Tripwire by Lee Child

‘Who are you selling it to?’ Stone asked, dazed.

‘A trust company in the Caymans. They made an offer.’

‘So where does that leave us?’

‘Us?’ the voice repeated, puzzled. ‘It leaves us nowhere. Your obligation to us is terminated. There is no us. Our relationship is over. My only advice is that you never try to resurrect it. We would tend to regard that as insult added to injury.’

‘So who do I owe now?’

‘The trust company in the Caymans,’ the voice said patiently. ‘I’m sure whoever’s behind it will be contacting you very soon, with their repayment proposals.’

Jodie drove. Reacher got out and walked around the hood and got back in on the passenger side. She slid over the centre console and buzzed the seat forward. Cruised south through the sunny Croton reservoirs, down towards the city of White Plains. Reacher was twisting around, scanning behind them. No pursuers.

Nothing suspicious. Just a perfect lazy June afternoon in the suburbs. He had to touch the blister through his shirt to remind himself that anything had happened at all.

She headed for a big mall. It was a serious building the size of a stadium, crowding proudly against office towers its own height, standing inside a knot of busy roads. She drifted left and right across the traffic lanes and followed a curved ramp underground to the parking garage. It was dark down there, dusty oil-stained concrete, but there was a brass-and-glass doorway in the distance, leading directly into a store and blazing with white light like a promise. Jodie found a slot fifty yards from it. She eased in and went away to do something with a machine. Came back and laid a small ticket on the dash, where it could be read through the windshield.

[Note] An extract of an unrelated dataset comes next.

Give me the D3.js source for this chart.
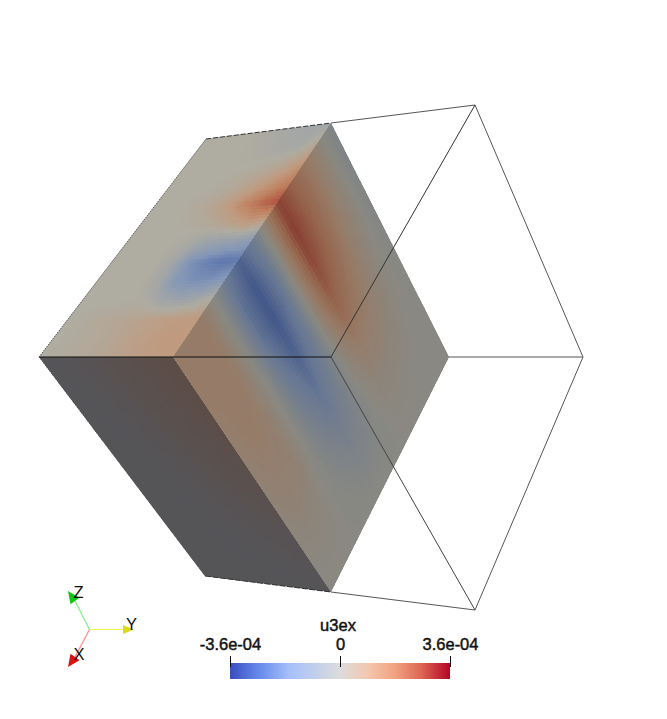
<!DOCTYPE html>
<html lang="en">
<head>
<meta charset="UTF-8">
<title>u3ex</title>
<script src="https://d3js.org/d3.v7.min.js"></script>
<style>
  body { margin: 0; background: #fff; }
  svg { display: block; }
  text { font-family: "Liberation Sans", Arial, sans-serif; fill: #111; }
</style>
</head>
<body>
<div id="chart"></div>
<script>
// field values, in units of 1e-4
const fieldTitle = "u3ex";
const fieldMax = 3.6;
const tickValues = [-3.6, 0, 3.6];
const tickLabels = ["-3.6e-04", "0", "3.6e-04"];

// colour map
const colorStops = [0, 0.12, 0.27, 0.5, 0.63, 0.75, 0.87, 1];
const colorValues = ["#3b4cc0", "#6285e8", "#a5c0fb", "#dddcdc", "#f3c6ae", "#f2a280", "#dd6655", "#b40426"];

// slice face, rows run along the stripes, columns across them
const frontValues = [
  [.9, .9, .9, .1, -1.5, -2.3, -1.3, .7, 2.6, 1.8, 1.1, .3, -.5],
  [.9, .9, .9, .0, -1.8, -2.6, -1.6, .7, 2.7, 1.9, 1.1, .3, -.5],
  [.8, .9, .9, .0, -1.8, -2.6, -1.6, .7, 2.5, 1.8, 1.0, .3, -.4],
  [.7, .9, .8, .0, -1.5, -2.4, -1.4, .6, 2.1, 1.5, .8, .2, -.3],
  [.5, .8, .7, .0, -1.2, -2.0, -1.2, .4, 1.5, 1.1, .6, .1, -.2],
  [.4, .6, .6, .0, -.9, -1.5, -.9, .2, .8, .7, .4, .1, -.1],
  [.2, .4, .3, -.1, -.5, -.9, -.6, .0, .4, .3, .2, .0, .0],
  [.1, .15, .1, -.05, -.2, -.4, -.3, -.05, .1, .1, .0, .0, .0],
  [.0, .0, .0, .0, .0, .0, .0, .0, .0, .0, .0, .0, .0]
];

// upper face, first row is the edge shared with the lower face
const topValues = [
  [0, .05, .15, .25, .4, .6, .8, .9, .9],
  [0, .05, .15, .25, .45, .65, .85, 1.0, .9],
  [0, .05, .2, .3, .45, .6, .75, .85, .9],
  [0, 0, 0, 0, .0, -.5, -.7, -.5, .1],
  [0, 0, 0, 0, -.4, -1.5, -1.8, -1.8, -1.5],
  [0, 0, 0, 0, -.5, -1.7, -2.1, -2.4, -2.3],
  [0, 0, 0, 0, -.2, -.7, -.9, -1.0, -1.3],
  [0, 0, 0, 0, .1, .3, .6, 1.0, .7],
  [0, 0, 0, .15, .4, .9, 1.6, 2.2, 2.6],
  [0, 0, 0, 0, .15, .4, .8, 1.3, 1.8],
  [0, 0, 0, 0, 0, .05, .2, .5, 1.1],
  [0, 0, 0, 0, -.05, -.15, -.3, -.3, .3],
  [0, 0, 0, 0, -.1, -.25, -.4, -.5, -.5]
];

// lower face, first row is the edge shared with the upper face
const bottomValues = [
  [0, .1, .4, .7, .9],
  [0, .05, .3, .6, .9],
  [0, 0, .15, .4, .7],
  [0, 0, .05, .15, .3],
  [0, 0, 0, 0, .05]
];

// how much light each face gets
const frontLight = [.62, .62, .59];
const topLight = [.79, .78, .73];
const bottomLight = [.385, .385, .4];

// projected box corners, this is the camera
const cam = {
  a: [39, 357], b: [206, 139], c: [331, 123], d: [173, 357],
  e: [205, 576], f: [331, 592], g: [449, 357], h: [331, 357],
  outerTop: [475, 105], outerRight: [583, 357], outerBottom: [475, 610]
};

const width = 667, height = 719;
const svg = d3.select("#chart").append("svg").attr("width", width).attr("height", height);

const color = d3.scaleLinear()
  .domain(colorStops.map(t => -fieldMax + t * 2 * fieldMax))
  .range(colorValues)
  .interpolate(d3.interpolateRgb)
  .clamp(true);

// quad p00 p01 / p10 p11 -> screen position through two edge scales
function quadProjector(p00, p01, p10, p11) {
  const startEdge = d3.scaleLinear().domain([0, 1]).range([p00, p10]);
  const endEdge = d3.scaleLinear().domain([0, 1]).range([p01, p11]);
  return (col, row) => d3.scaleLinear().domain([0, 1]).range([startEdge(row), endEdge(row)])(col);
}

function sampleValue(values, row, col) {
  const r0 = Math.min(Math.floor(row), values.length - 2);
  const c0 = Math.min(Math.floor(col), values[0].length - 2);
  const fr = row - r0, fc = col - c0;
  const top = d3.interpolateNumber(values[r0][c0], values[r0][c0 + 1])(fc);
  const bot = d3.interpolateNumber(values[r0 + 1][c0], values[r0 + 1][c0 + 1])(fc);
  return d3.interpolateNumber(top, bot)(fr);
}

function drawFace(id, values, corners, light) {
  const nRow = values.length - 1, nCol = values[0].length - 1;
  const project = quadProjector(...corners);
  const outline = [corners[0], corners[1], corners[3], corners[2]];
  svg.append("clipPath").attr("id", id).append("polygon").attr("points", outline.join(" "));
  const g = svg.append("g").attr("clip-path", `url(#${id})`).attr("shape-rendering", "crispEdges");
  const sub = 6; // smooth shading inside each cell
  const cells = [];
  for (let r = 0; r < nRow * sub; r++) {
    for (let c = 0; c < nCol * sub; c++) {
      cells.push({ r: r / sub, c: c / sub });
    }
  }
  const step = 1 / sub;
  g.selectAll("path").data(cells).join("path")
    .attr("d", d => {
      const pts = [[d.c, d.r], [d.c + step, d.r], [d.c + step, d.r + step], [d.c, d.r + step]]
        .map(p => project(p[0] / nCol, p[1] / nRow));
      return d3.line()(pts) + "Z";
    })
    .each(function (d) {
      const v = sampleValue(values, d.r + step / 2, d.c + step / 2);
      const rgb = d3.rgb(color(v));
      const lit = d3.rgb(rgb.r * light[0], rgb.g * light[1], rgb.b * light[2]).formatRgb();
      d3.select(this).attr("fill", lit).attr("stroke", lit).attr("stroke-width", 1);
    });
}

// wireframe behind the faces
const backLines = [
  [cam.c, cam.outerTop], [cam.f, cam.outerBottom],
  [cam.outerTop, cam.outerRight], [cam.outerRight, cam.outerBottom],
  [cam.g, cam.outerRight]
];
svg.append("g").selectAll("line").data(backLines).join("line")
  .attr("x1", d => d[0][0]).attr("y1", d => d[0][1])
  .attr("x2", d => d[1][0]).attr("y2", d => d[1][1])
  .attr("stroke", "#555").attr("stroke-width", 1);

drawFace("faceBottom", bottomValues, [cam.a, cam.d, cam.e, cam.f], bottomLight);
drawFace("faceTop", topValues, [cam.a, cam.d, cam.b, cam.c], topLight);
drawFace("faceFront", frontValues, [cam.d, cam.c, cam.f, cam.g], frontLight);

// wireframe showing through the faces
const frontLines = [
  { p: [cam.a, cam.h], stroke: "#111", w: 1.1 },
  { p: [cam.h, cam.outerTop], stroke: "#333", w: 1 },
  { p: [cam.h, cam.outerBottom], stroke: "#444", w: 1 },
  { p: [cam.a, cam.b], stroke: "#444", w: 0.8, dash: "1.5 1" },
  { p: [cam.b, cam.c], stroke: "#333", w: 1, dash: "5 2" },
  { p: [cam.a, cam.e], stroke: "#555", w: 0.6, dash: "1.5 1" },
  { p: [cam.e, cam.f], stroke: "#333", w: 1, dash: "6 1.5" }
];
svg.append("g").selectAll("line").data(frontLines).join("line")
  .attr("x1", d => d.p[0][0]).attr("y1", d => d.p[0][1])
  .attr("x2", d => d.p[1][0]).attr("y2", d => d.p[1][1])
  .attr("stroke", d => d.stroke).attr("stroke-width", d => d.w)
  .attr("stroke-dasharray", d => d.dash || null);

// colour legend
const barX = d3.scaleLinear().domain([-fieldMax, fieldMax]).range([230, 450]);
const barTop = 663, barHeight = 16;
const grad = svg.append("defs").append("linearGradient").attr("id", "legendGrad");
grad.selectAll("stop").data(colorStops).join("stop")
  .attr("offset", d => d)
  .attr("stop-color", (d, i) => colorValues[i]);
svg.append("rect").attr("x", barX(-fieldMax)).attr("y", barTop)
  .attr("width", barX(fieldMax) - barX(-fieldMax)).attr("height", barHeight)
  .attr("fill", "url(#legendGrad)");

const legendAxis = d3.axisTop(barX)
  .tickValues(tickValues)
  .tickFormat((d, i) => tickLabels[i])
  .tickSize(11)
  .tickPadding(6);
const axisG = svg.append("g").attr("transform", `translate(0,${barTop + 4})`).call(legendAxis);
axisG.select(".domain").remove();
axisG.selectAll("line").attr("stroke", "#111");
axisG.selectAll("text")
  .style("font-family", '"Liberation Sans", Arial, sans-serif')
  .style("font-size", "16.5px")
  .attr("fill", "#111").attr("stroke", "#111").attr("stroke-width", 0.45);

svg.append("text").attr("x", 338).attr("y", 630.5)
  .attr("text-anchor", "middle").style("font-size", "16.5px")
  .attr("stroke", "#111").attr("stroke-width", 0.45)
  .text(fieldTitle);

// orientation widget
const origin = [89.5, 629.5];
const axesWidget = [
  { name: "Y", tip: [134, 629.5], base: [123, 629.5], half: 4.5, line: "#f2f250", cone: "#dcdc10", label: [126, 630] },
  { name: "Z", tip: [68, 591], base: [75, 601], half: 5.5, line: "#80ee80", cone: "#10c810", label: [73.5, 598] },
  { name: "X", tip: [68, 667], base: [75, 657], half: 5.5, line: "#ff8a8a", cone: "#dc1010", label: [73.5, 660] }
];
const widget = svg.append("g");
widget.selectAll("line").data(axesWidget).join("line")
  .attr("x1", origin[0]).attr("y1", origin[1])
  .attr("x2", d => d.base[0]).attr("y2", d => d.base[1])
  .attr("stroke", d => d.line).attr("stroke-width", 1.2);
widget.selectAll("polygon").data(axesWidget).join("polygon")
  .attr("fill", d => d.cone)
  .attr("points", d => {
    const dx = d.tip[0] - d.base[0], dy = d.tip[1] - d.base[1];
    const len = Math.hypot(dx, dy), nx = -dy / len * d.half, ny = dx / len * d.half;
    return [d.tip, [d.base[0] + nx, d.base[1] + ny], [d.base[0] - nx, d.base[1] - ny]].join(" ");
  });
widget.selectAll("text").data(axesWidget).join("text")
  .attr("x", d => d.label[0]).attr("y", d => d.label[1])
  .style("font-size", "16.5px")
  .text(d => d.name);
</script>
</body>
</html>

‘OK,’ she said. ‘Where to first?’

Reacher shrugged. This was not his area of expertise. He had bought plenty of clothes in the last two years, because he had developed a habit of buying new stuff instead of washing the old stuff. It was a defensive habit. It defended him against carrying any kind of a big valise, and it defended him against having to learn the exact techniques of laundering. He knew about laundromats and dry cleaners, but he was vaguely worried about being alone in a laundromat and finding himself unsure of the correct procedures. And giving stuff to a dry cleaner implied a commitment to be back in the same physical location at some future time, which was a commitment he was reluctant to make. The most straightforward practice was to buy new and junk the old. So he had bought clothes, but exactly where he had bought them was hard for

him to pin down. Generally he just saw clothes in a store window, went in and bought them, and came out again without really being sure of the identity of the establishment he had visited.

‘There was a place I went in Chicago,’ he said. ‘I think it was a chain store, short little name. Hole? Gap? Something like that. They had the right sizes.’

Jodie laughed. Linked her arm through his.

‘The Gap,’ she said. ‘There’s one right in here.’

The brass-and-glass doorway led straight into a department store. The air was cold and stank of soap and perfume. They passed through the cosmetics into an area with tables piled high with summer clothes in pastel cottons. Then out into the main thoroughfare of the mall. It was oval like a racetrack, ringed with small stores, the whole arrangement repeated on two more levels above them. The walks were carpeted and music was playing and people were swarming everywhere.

‘I think the Gap’s upstairs,’ Jodie said.

Reacher smelled coffee. One of the units opposite was done out as a coffee bar, like a street place in Italy. The inside walls were painted like outside walls, and the ceiling was flat black, so it would disappear like the sky. An inside place looking like an outside place, in an inside mall that was trying to look like an outside shopping street, except it had carpets.

‘You want to get coffee?’ he asked.

Jodie smiled and shook her head. ‘First we shop, then we get coffee.’